***** Records to use *****
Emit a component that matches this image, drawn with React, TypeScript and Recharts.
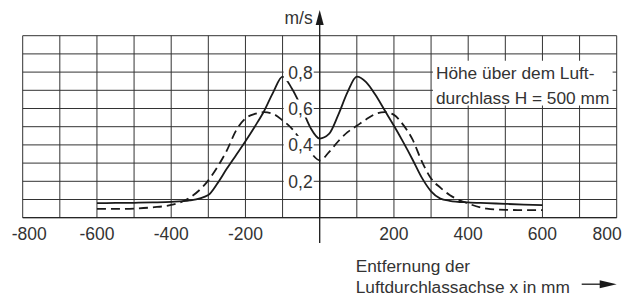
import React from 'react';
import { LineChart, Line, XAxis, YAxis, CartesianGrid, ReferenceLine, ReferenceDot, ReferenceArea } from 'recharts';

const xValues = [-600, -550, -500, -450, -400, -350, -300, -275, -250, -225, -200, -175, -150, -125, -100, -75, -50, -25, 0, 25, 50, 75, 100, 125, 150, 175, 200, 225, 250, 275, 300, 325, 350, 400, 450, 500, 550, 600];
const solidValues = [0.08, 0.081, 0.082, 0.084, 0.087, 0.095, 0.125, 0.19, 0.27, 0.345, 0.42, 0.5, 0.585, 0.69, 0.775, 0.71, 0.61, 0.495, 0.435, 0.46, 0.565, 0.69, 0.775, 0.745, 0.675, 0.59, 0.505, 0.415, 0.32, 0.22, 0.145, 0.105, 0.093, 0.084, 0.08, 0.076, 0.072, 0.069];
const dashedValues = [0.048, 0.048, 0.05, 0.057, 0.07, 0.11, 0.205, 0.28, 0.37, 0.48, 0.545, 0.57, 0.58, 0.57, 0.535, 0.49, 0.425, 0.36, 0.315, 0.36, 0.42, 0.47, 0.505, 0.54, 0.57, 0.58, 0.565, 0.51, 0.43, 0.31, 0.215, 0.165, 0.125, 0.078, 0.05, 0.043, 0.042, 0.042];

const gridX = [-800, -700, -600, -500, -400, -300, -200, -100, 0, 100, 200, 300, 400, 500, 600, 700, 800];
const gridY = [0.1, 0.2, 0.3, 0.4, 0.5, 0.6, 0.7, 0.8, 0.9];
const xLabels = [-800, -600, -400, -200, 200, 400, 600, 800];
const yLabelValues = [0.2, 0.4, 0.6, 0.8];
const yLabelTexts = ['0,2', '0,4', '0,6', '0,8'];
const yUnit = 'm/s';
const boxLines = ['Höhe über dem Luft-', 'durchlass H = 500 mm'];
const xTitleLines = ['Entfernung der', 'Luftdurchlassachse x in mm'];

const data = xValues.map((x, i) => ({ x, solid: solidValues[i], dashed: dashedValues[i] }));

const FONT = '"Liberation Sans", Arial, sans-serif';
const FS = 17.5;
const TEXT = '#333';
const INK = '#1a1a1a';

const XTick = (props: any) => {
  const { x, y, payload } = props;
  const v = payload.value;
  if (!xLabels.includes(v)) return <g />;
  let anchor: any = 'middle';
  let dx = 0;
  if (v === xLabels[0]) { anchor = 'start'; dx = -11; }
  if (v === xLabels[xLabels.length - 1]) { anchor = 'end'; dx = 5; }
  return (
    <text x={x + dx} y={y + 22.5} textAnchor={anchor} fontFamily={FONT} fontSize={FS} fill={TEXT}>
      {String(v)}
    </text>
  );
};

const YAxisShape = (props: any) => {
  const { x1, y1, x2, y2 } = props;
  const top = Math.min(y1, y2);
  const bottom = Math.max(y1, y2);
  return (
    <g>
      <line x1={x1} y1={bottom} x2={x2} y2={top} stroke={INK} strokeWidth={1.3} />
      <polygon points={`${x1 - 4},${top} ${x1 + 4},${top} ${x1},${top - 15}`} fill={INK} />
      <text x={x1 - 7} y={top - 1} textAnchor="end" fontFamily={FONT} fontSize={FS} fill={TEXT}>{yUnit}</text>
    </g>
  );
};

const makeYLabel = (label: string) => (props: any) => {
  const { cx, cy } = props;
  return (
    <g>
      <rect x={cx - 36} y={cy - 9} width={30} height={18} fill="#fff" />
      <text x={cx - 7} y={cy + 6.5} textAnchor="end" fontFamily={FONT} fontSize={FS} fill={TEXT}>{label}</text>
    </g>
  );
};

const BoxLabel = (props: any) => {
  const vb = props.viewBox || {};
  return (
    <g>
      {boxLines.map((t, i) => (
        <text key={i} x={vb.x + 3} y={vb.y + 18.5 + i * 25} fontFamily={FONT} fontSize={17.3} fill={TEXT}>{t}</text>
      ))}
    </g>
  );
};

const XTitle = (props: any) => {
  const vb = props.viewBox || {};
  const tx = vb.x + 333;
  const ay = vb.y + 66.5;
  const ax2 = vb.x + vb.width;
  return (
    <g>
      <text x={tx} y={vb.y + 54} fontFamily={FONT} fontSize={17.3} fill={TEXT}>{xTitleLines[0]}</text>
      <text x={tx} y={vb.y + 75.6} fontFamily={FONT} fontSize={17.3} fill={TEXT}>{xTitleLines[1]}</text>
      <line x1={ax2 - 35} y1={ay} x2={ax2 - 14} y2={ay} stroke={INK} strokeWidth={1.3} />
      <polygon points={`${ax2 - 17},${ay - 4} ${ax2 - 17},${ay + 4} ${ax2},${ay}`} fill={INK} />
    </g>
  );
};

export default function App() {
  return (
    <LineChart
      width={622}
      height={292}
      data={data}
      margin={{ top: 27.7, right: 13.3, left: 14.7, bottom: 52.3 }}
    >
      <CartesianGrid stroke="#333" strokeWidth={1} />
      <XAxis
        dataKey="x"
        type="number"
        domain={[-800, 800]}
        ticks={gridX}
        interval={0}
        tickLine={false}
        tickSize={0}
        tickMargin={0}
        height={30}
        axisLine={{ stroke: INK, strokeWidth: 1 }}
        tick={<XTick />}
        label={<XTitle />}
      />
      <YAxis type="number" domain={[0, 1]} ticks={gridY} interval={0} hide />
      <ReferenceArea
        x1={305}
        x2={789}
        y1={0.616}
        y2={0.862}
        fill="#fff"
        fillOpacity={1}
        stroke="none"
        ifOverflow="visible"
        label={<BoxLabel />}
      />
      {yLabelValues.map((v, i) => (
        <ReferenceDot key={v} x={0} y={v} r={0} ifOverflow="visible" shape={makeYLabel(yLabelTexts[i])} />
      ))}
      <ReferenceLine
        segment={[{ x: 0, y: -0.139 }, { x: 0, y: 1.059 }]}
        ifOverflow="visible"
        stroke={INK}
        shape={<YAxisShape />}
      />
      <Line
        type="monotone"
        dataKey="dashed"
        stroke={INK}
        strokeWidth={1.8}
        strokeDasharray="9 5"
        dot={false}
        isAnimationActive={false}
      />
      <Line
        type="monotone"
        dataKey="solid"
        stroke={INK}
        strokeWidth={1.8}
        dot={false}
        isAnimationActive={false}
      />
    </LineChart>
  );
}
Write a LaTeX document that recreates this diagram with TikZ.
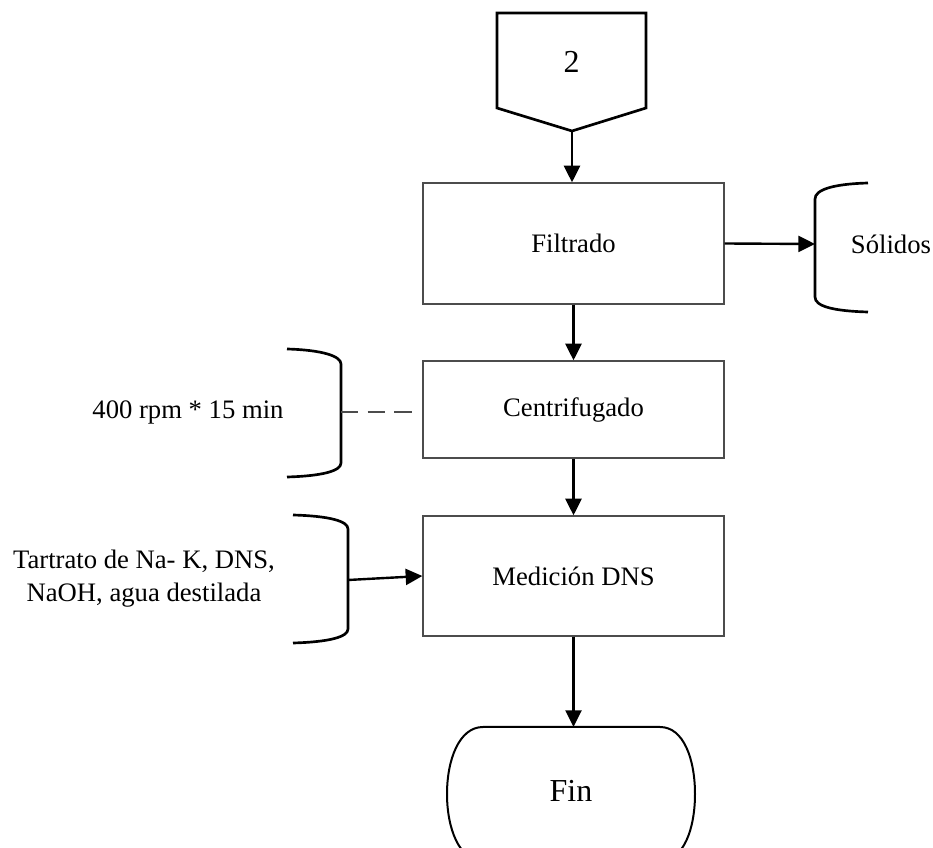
*****
• **The problem**:
Transcribe the material as is, with images omitted.

• **Exercise result**:
Emit a component that matches this image, drawn with React, TypeScript and Recharts.
import React from 'react';
import { LineChart, Line, XAxis, YAxis, CartesianGrid, ReferenceLine, ReferenceDot, ReferenceArea } from 'recharts';

const xValues = [-600, -550, -500, -450, -400, -350, -300, -275, -250, -225, -200, -175, -150, -125, -100, -75, -50, -25, 0, 25, 50, 75, 100, 125, 150, 175, 200, 225, 250, 275, 300, 325, 350, 400, 450, 500, 550, 600];
const solidValues = [0.08, 0.081, 0.082, 0.084, 0.087, 0.095, 0.125, 0.19, 0.27, 0.345, 0.42, 0.5, 0.585, 0.69, 0.775, 0.71, 0.61, 0.495, 0.435, 0.46, 0.565, 0.69, 0.775, 0.745, 0.675, 0.59, 0.505, 0.415, 0.32, 0.22, 0.145, 0.105, 0.093, 0.084, 0.08, 0.076, 0.072, 0.069];
const dashedValues = [0.048, 0.048, 0.05, 0.057, 0.07, 0.11, 0.205, 0.28, 0.37, 0.48, 0.545, 0.57, 0.58, 0.57, 0.535, 0.49, 0.425, 0.36, 0.315, 0.36, 0.42, 0.47, 0.505, 0.54, 0.57, 0.58, 0.565, 0.51, 0.43, 0.31, 0.215, 0.165, 0.125, 0.078, 0.05, 0.043, 0.042, 0.042];

const gridX = [-800, -700, -600, -500, -400, -300, -200, -100, 0, 100, 200, 300, 400, 500, 600, 700, 800];
const gridY = [0.1, 0.2, 0.3, 0.4, 0.5, 0.6, 0.7, 0.8, 0.9];
const xLabels = [-800, -600, -400, -200, 200, 400, 600, 800];
const yLabelValues = [0.2, 0.4, 0.6, 0.8];
const yLabelTexts = ['0,2', '0,4', '0,6', '0,8'];
const yUnit = 'm/s';
const boxLines = ['Höhe über dem Luft-', 'durchlass H = 500 mm'];
const xTitleLines = ['Entfernung der', 'Luftdurchlassachse x in mm'];

const data = xValues.map((x, i) => ({ x, solid: solidValues[i], dashed: dashedValues[i] }));

const FONT = '"Liberation Sans", Arial, sans-serif';
const FS = 17.5;
const TEXT = '#333';
const INK = '#1a1a1a';

const XTick = (props: any) => {
  const { x, y, payload } = props;
  const v = payload.value;
  if (!xLabels.includes(v)) return <g />;
  let anchor: any = 'middle';
  let dx = 0;
  if (v === xLabels[0]) { anchor = 'start'; dx = -11; }
  if (v === xLabels[xLabels.length - 1]) { anchor = 'end'; dx = 5; }
  return (
    <text x={x + dx} y={y + 22.5} textAnchor={anchor} fontFamily={FONT} fontSize={FS} fill={TEXT}>
      {String(v)}
    </text>
  );
};

const YAxisShape = (props: any) => {
  const { x1, y1, x2, y2 } = props;
  const top = Math.min(y1, y2);
  const bottom = Math.max(y1, y2);
  return (
    <g>
      <line x1={x1} y1={bottom} x2={x2} y2={top} stroke={INK} strokeWidth={1.3} />
      <polygon points={`${x1 - 4},${top} ${x1 + 4},${top} ${x1},${top - 15}`} fill={INK} />
      <text x={x1 - 7} y={top - 1} textAnchor="end" fontFamily={FONT} fontSize={FS} fill={TEXT}>{yUnit}</text>
    </g>
  );
};

const makeYLabel = (label: string) => (props: any) => {
  const { cx, cy } = props;
  return (
    <g>
      <rect x={cx - 36} y={cy - 9} width={30} height={18} fill="#fff" />
      <text x={cx - 7} y={cy + 6.5} textAnchor="end" fontFamily={FONT} fontSize={FS} fill={TEXT}>{label}</text>
    </g>
  );
};

const BoxLabel = (props: any) => {
  const vb = props.viewBox || {};
  return (
    <g>
      {boxLines.map((t, i) => (
        <text key={i} x={vb.x + 3} y={vb.y + 18.5 + i * 25} fontFamily={FONT} fontSize={17.3} fill={TEXT}>{t}</text>
      ))}
    </g>
  );
};

const XTitle = (props: any) => {
  const vb = props.viewBox || {};
  const tx = vb.x + 333;
  const ay = vb.y + 66.5;
  const ax2 = vb.x + vb.width;
  return (
    <g>
      <text x={tx} y={vb.y + 54} fontFamily={FONT} fontSize={17.3} fill={TEXT}>{xTitleLines[0]}</text>
      <text x={tx} y={vb.y + 75.6} fontFamily={FONT} fontSize={17.3} fill={TEXT}>{xTitleLines[1]}</text>
      <line x1={ax2 - 35} y1={ay} x2={ax2 - 14} y2={ay} stroke={INK} strokeWidth={1.3} />
      <polygon points={`${ax2 - 17},${ay - 4} ${ax2 - 17},${ay + 4} ${ax2},${ay}`} fill={INK} />
    </g>
  );
};

export default function App() {
  return (
    <LineChart
      width={622}
      height={292}
      data={data}
      margin={{ top: 27.7, right: 13.3, left: 14.7, bottom: 52.3 }}
    >
      <CartesianGrid stroke="#333" strokeWidth={1} />
      <XAxis
        dataKey="x"
        type="number"
        domain={[-800, 800]}
        ticks={gridX}
        interval={0}
        tickLine={false}
        tickSize={0}
        tickMargin={0}
        height={30}
        axisLine={{ stroke: INK, strokeWidth: 1 }}
        tick={<XTick />}
        label={<XTitle />}
      />
      <YAxis type="number" domain={[0, 1]} ticks={gridY} interval={0} hide />
      <ReferenceArea
        x1={305}
        x2={789}
        y1={0.616}
        y2={0.862}
        fill="#fff"
        fillOpacity={1}
        stroke="none"
        ifOverflow="visible"
        label={<BoxLabel />}
      />
      {yLabelValues.map((v, i) => (
        <ReferenceDot key={v} x={0} y={v} r={0} ifOverflow="visible" shape={makeYLabel(yLabelTexts[i])} />
      ))}
      <ReferenceLine
        segment={[{ x: 0, y: -0.139 }, { x: 0, y: 1.059 }]}
        ifOverflow="visible"
        stroke={INK}
        shape={<YAxisShape />}
      />
      <Line
        type="monotone"
        dataKey="dashed"
        stroke={INK}
        strokeWidth={1.8}
        strokeDasharray="9 5"
        dot={false}
        isAnimationActive={false}
      />
      <Line
        type="monotone"
        dataKey="solid"
        stroke={INK}
        strokeWidth={1.8}
        dot={false}
        isAnimationActive={false}
      />
    </LineChart>
  );
}
Write a LaTeX document that recreates this diagram with TikZ.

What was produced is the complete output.